Piątkowa rezolucja została uchwalona w odpowiedzi na ustawę przegłosowaną na początku grudnia w Knesecie, legalizującą osiedla na Zachodnim Brzegu, zamieszkane przez 4 tys. Żydów. Nielegalne osadnictwo zostało zainicjowane po Wojnie Sześciodniowej w 1967 roku i trwa do dzisiaj. – Wszystkie izraelskie osiedla w Palestynie, niezależnie od tego, czy zostały wzniesione nielegalnie i zaakceptowane przez państwo post factum, czy też zbudowano je z pełnym poparciem rządu, z punktu widzenia przepisów międzynarodowych są nielegalne – mówił główny orędownik rezolucji Wysoki Komisarz ONZ ds.
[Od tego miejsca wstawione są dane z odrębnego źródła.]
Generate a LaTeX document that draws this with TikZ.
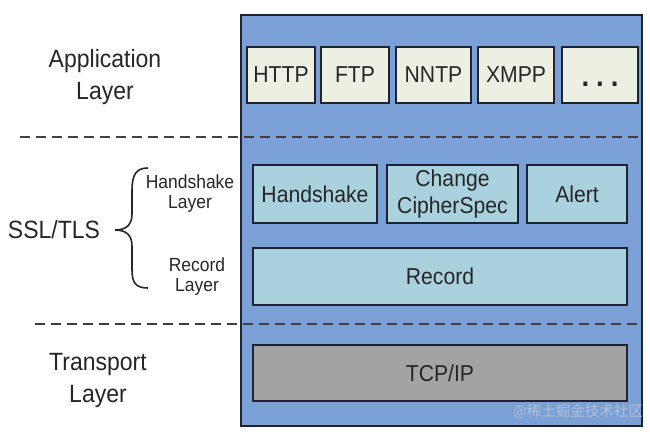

Praw Człowieka, Zeid Ra’ad Al Hussein. Jego działania zostały zwieńczone sukcesem. Decyzją Rady Bezpieczeństwa osiedla zostały uznane za”pozbawione mocy prawnej i stanowią rażące pogwałcenie prawa międzynarodowego”. Izrael ustami swojego premiera, określił rezolucję jako „stronniczą i haniebną”.